Tina Hudak’s prayer flag
Collage or create your image according to your artistic style that holds meaning. Here, I use calligraphy, my photo scanned on handmade paper, print on handmade paper, stencils from my hand cut design. Spray with a workable fixative.
Summer. I dislike it. Nine o’clock this morning I am awake, but motionless. Our gentle, orange tabby taps my face with is velvet paw. Already humid with incessant sun, the insects are tedious with their constant presence. I take my morning coffee indoors. Entombed in my closed, cool studio, I feel uncomfortable. No, it is not a lack of comfort – too superfluous – it is loss.

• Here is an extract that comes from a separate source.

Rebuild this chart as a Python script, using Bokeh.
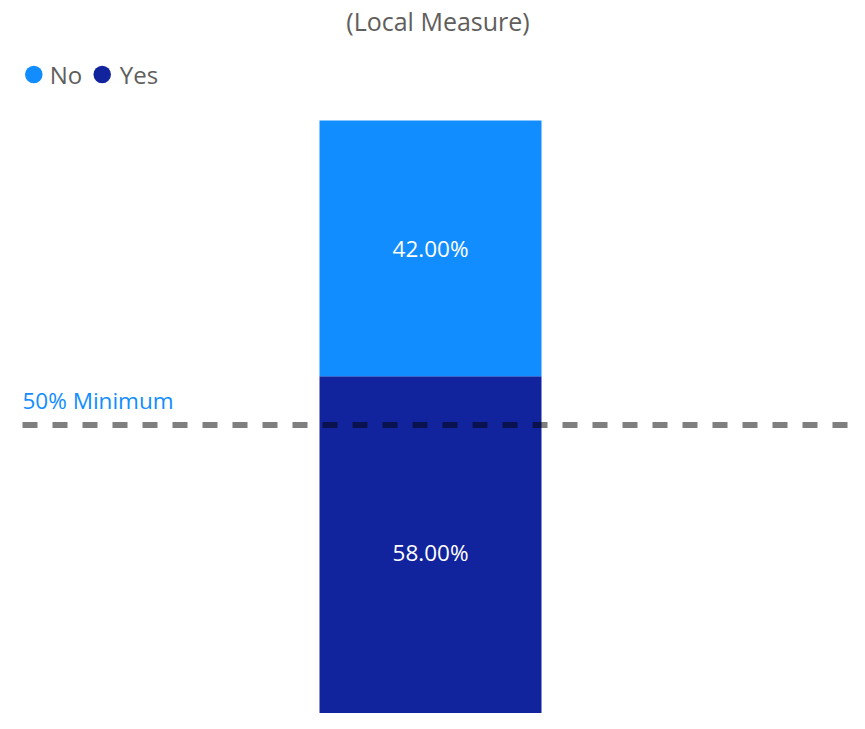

A forty-year friendship was packed up carelessly today. Thrown willy-nilly into a small box to be abandoned at the curbside. Three decades of champagne toasts and Christmas treats, countless drives along the dull, Pennsylvania interstate to share in a “sisters’ visit”, belly laughs and silliness with midday trips pushing strollers laden with croissants and juice boxes along concrete sidewalks – now still. Then, a decade of letting go, “keeping in touch” insinuating itself between us. Stealing intimacy. Sharing an occasional cafe seated at your kitchen table. Bon mots sprinkled generously along with the sugar.
I am not blindsided, dear friend, clutching the box of memories against my heart. I am, simply, bereft.